The Issue Presented before the Court in Regards of the Case
The central question that made the case significant was whether the government could succeed in banning the virtual children pornography that are not necessarily not obscene, thereby effectively forbidding the publication of explicit pictures or images of adults who are looking young and are posing as minors and also ban images that are computer generated in which children appear to be having sex (Holliday, 2003; Hall, 2011).
Holding of the Court
The court, through an opinion by Justice, held that all the three sections of the Child Pornography Prevention Act (1996) were vague and were actually ‘unconstitutionally overboard’. The Court held that the First Amendments made provisions that prohibited the Congress from erecting legislations that criminalized the production of images of fictitious children getting engaged in fictional sexual conducts. It therefore held that Congress had improperly outlawed the depictions that are in essence protected in the First Amendment (Scott & Albott, 1997).
Rationale of the Court
The court reasoned that the Child Pornography Prevention Act (1996) had effectively prohibited speech that records does not record crime and/or create any victims by its creation and production. This is because the Act didn’t contain any exception for artistic, literary, scientific and political works that are of serious value; making it applicable, for instance, to a movies that depicts gory sexual abuse and, a photo in a psychological manual, which could contain teenage character that are apparently having sex (Pilon & Moller,2007).

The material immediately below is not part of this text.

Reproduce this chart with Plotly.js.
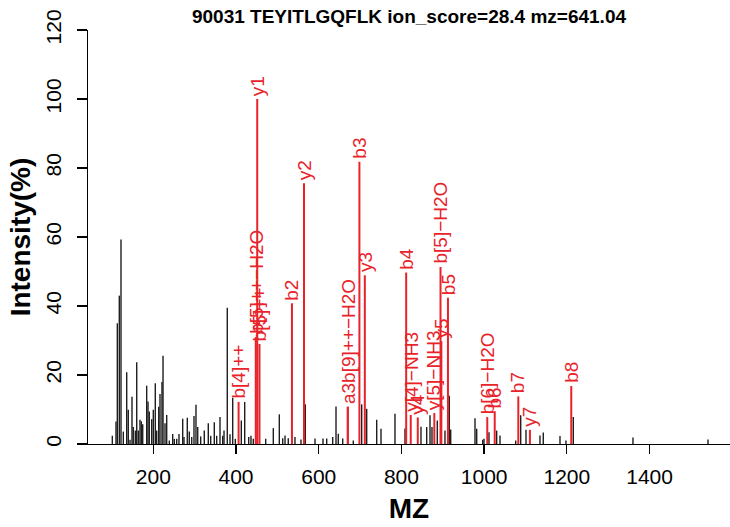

Concurring and Dissenting Opinions
As in many cases, the presiding judges were not unanimous in their take on many of the issues that this case brought up. For instance, the judges voted 7 to 2 on the ruling that was meant to reverse the ban on the appearance of adult actors who pass as children; the judges voted the same to overturn the pandering provision in the Act. Besides, the judges voted 6 to 3 while ruling on upholding the argument against the images that are generated by the computer (Holzer, 2012). These variations portray that the court was largely against the provision that banned the appearance of children-looking adults in such publications than the manner in which the Act addressed computer generated images that depict under-age persons engaging in explicit sexual conducts. This disparity in voting of the judges is crucial taking into account the fact the interests that will be handling in trying to redress children virtual pornography.
It also important to ask ourselves if at all the images generated by computer in which children are engaging in explicit sexual conduct result into any meaningful artistic, literary, scientific and political value. This question needs to be addressed as soon as possible given that the Free Speech Coalition is in the business of the production and distribution of adult material.